• [What the task requires]
Write the listing below out again exactly, dropping the images.

• [Recorded information]
■ ■ ■ ■

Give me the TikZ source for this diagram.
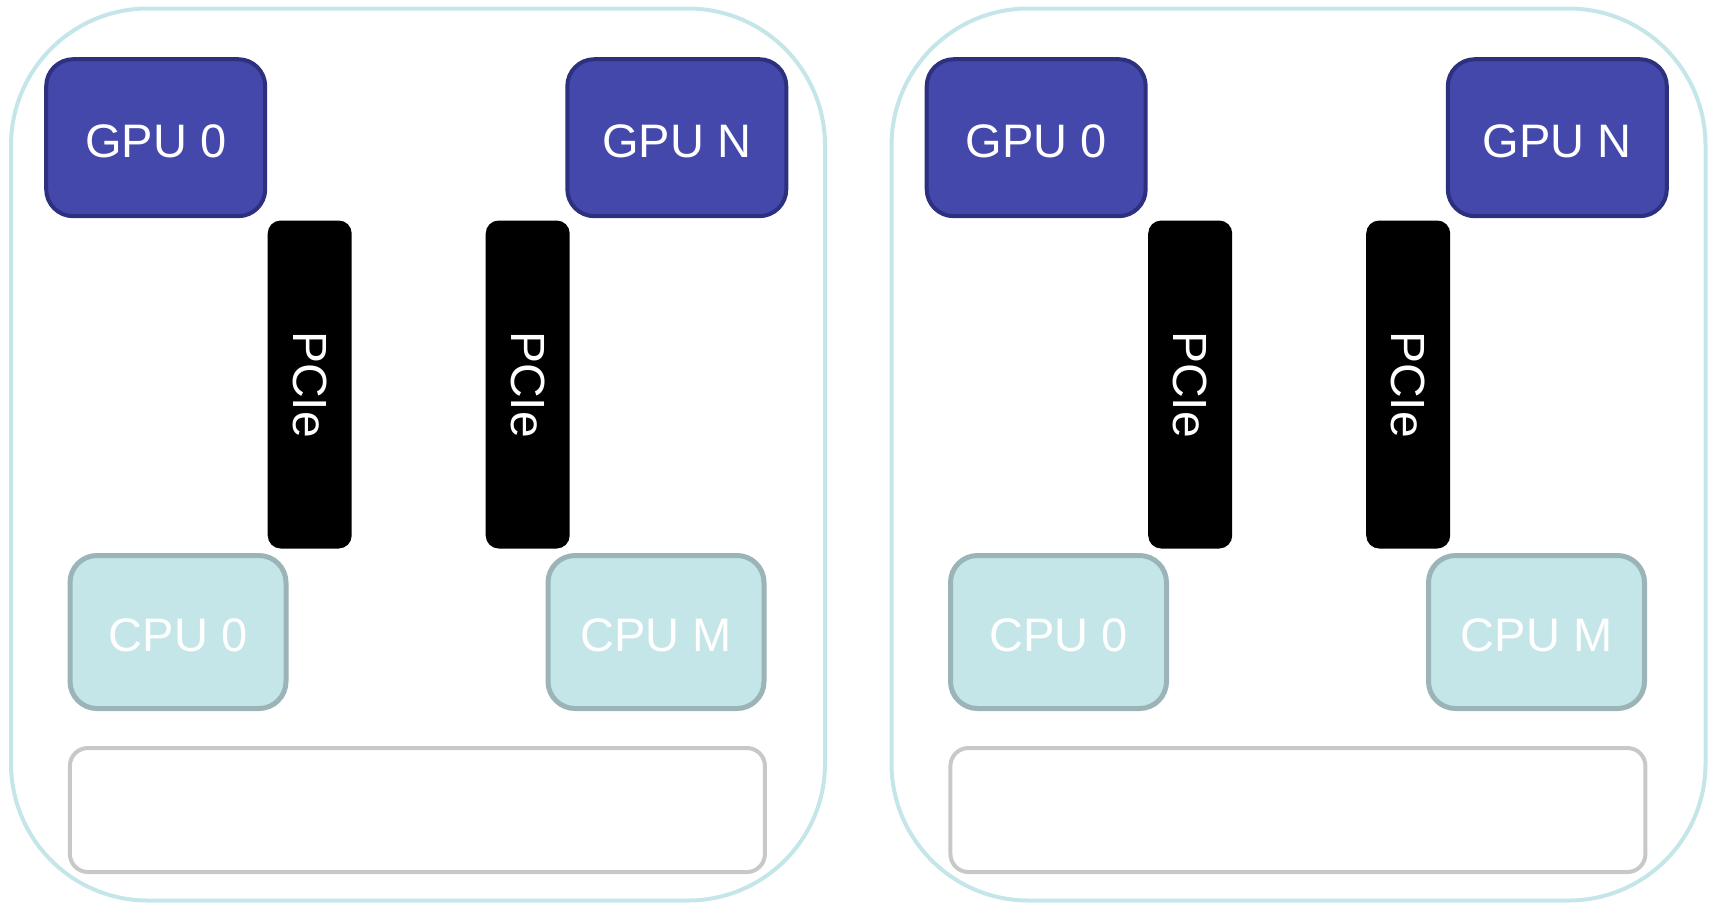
\documentclass[tikz,border=0pt]{standalone}
\usepackage{fontspec}
\setmainfont{Liberation Sans}
\usetikzlibrary{positioning}
\definecolor{gpufill}{RGB}{67,72,170}
\definecolor{gpuline}{RGB}{44,48,126}
\definecolor{cpufill}{RGB}{197,230,233}
\definecolor{cpuline}{RGB}{155,180,183}
\definecolor{memline}{RGB}{200,200,200}

\begin{document}
\begin{tikzpicture}[x=1pt,y=-1pt,
        board/.style={draw=cpufill,line width=4pt,rounded corners=137pt,
                      minimum width=814pt,minimum height=892pt,inner sep=0pt},
        gpu/.style={draw=gpuline,fill=gpufill,line width=4pt,
                    rounded corners=27pt,minimum width=219pt,
                    minimum height=157pt,text=white,text height=39.5pt,
                    font=\fontsize{47}{56}\selectfont},
        cpu/.style={draw=cpuline,fill=cpufill,line width=5pt,
                    rounded corners=27pt,minimum width=216pt,
                    minimum height=153pt,text=white,text height=39.5pt,
                    font=\fontsize{47}{56}\selectfont},
        pcie/.style={fill=black,rounded corners=13pt,rotate=-90,
                     minimum width=328pt,minimum height=84pt,
                     text=white,font=\fontsize{48}{56}\selectfont},
        mem/.style={draw=memline,line width=4pt,rounded corners=18pt,
                    minimum width=695pt,minimum height=124pt},
      ]
        \useasboundingbox (0,0) rectangle (1713,903);
        % two identical boards side by side
        \foreach \s/\dx in {l/0,r/880.5}{
          \begin{scope}[xshift=\dx pt]
            \node[board](board\s) at (418,454.5){};
            \node[gpu](gpuz\s) at (155.7,137.7){GPU 0};
            \node[gpu](gpun\s) at (676.8,137.7){GPU N};
            \node[pcie](pciea\s) at (309.7,384.5){PCIe};
            \node[pcie](pcieb\s) at (527.7,384.5){PCIe};
            \node[cpu](cpuz\s) at (178,632){CPU 0};
            \node[cpu](cpum\s) at (656,632){CPU M};
            \node[mem](mem\s) at (417.4,810){};
          \end{scope}
        }
      \end{tikzpicture}
\end{document}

■ ■ ■ ■

• [Output]
Give me the TikZ source for this diagram.
\documentclass[tikz,border=0pt]{standalone}
\usepackage{fontspec}
\setmainfont{Liberation Sans}
\usetikzlibrary{positioning}
\definecolor{gpufill}{RGB}{67,72,170}
\definecolor{gpuline}{RGB}{44,48,126}
\definecolor{cpufill}{RGB}{197,230,233}
\definecolor{cpuline}{RGB}{155,180,183}
\definecolor{memline}{RGB}{200,200,200}

\begin{document}
\begin{tikzpicture}[x=1pt,y=-1pt,
        board/.style={draw=cpufill,line width=4pt,rounded corners=137pt,
                      minimum width=814pt,minimum height=892pt,inner sep=0pt},
        gpu/.style={draw=gpuline,fill=gpufill,line width=4pt,
                    rounded corners=27pt,minimum width=219pt,
                    minimum height=157pt,text=white,text height=39.5pt,
                    font=\fontsize{47}{56}\selectfont},
        cpu/.style={draw=cpuline,fill=cpufill,line width=5pt,
                    rounded corners=27pt,minimum width=216pt,
                    minimum height=153pt,text=white,text height=39.5pt,
                    font=\fontsize{47}{56}\selectfont},
        pcie/.style={fill=black,rounded corners=13pt,rotate=-90,
                     minimum width=328pt,minimum height=84pt,
                     text=white,font=\fontsize{48}{56}\selectfont},
        mem/.style={draw=memline,line width=4pt,rounded corners=18pt,
                    minimum width=695pt,minimum height=124pt},
      ]
        \useasboundingbox (0,0) rectangle (1713,903);
        % two identical boards side by side
        \foreach \s/\dx in {l/0,r/880.5}{
          \begin{scope}[xshift=\dx pt]
            \node[board](board\s) at (418,454.5){};
            \node[gpu](gpuz\s) at (155.7,137.7){GPU 0};
            \node[gpu](gpun\s) at (676.8,137.7){GPU N};
            \node[pcie](pciea\s) at (309.7,384.5){PCIe};
            \node[pcie](pcieb\s) at (527.7,384.5){PCIe};
            \node[cpu](cpuz\s) at (178,632){CPU 0};
            \node[cpu](cpum\s) at (656,632){CPU M};
            \node[mem](mem\s) at (417.4,810){};
          \end{scope}
        }
      \end{tikzpicture}
\end{document}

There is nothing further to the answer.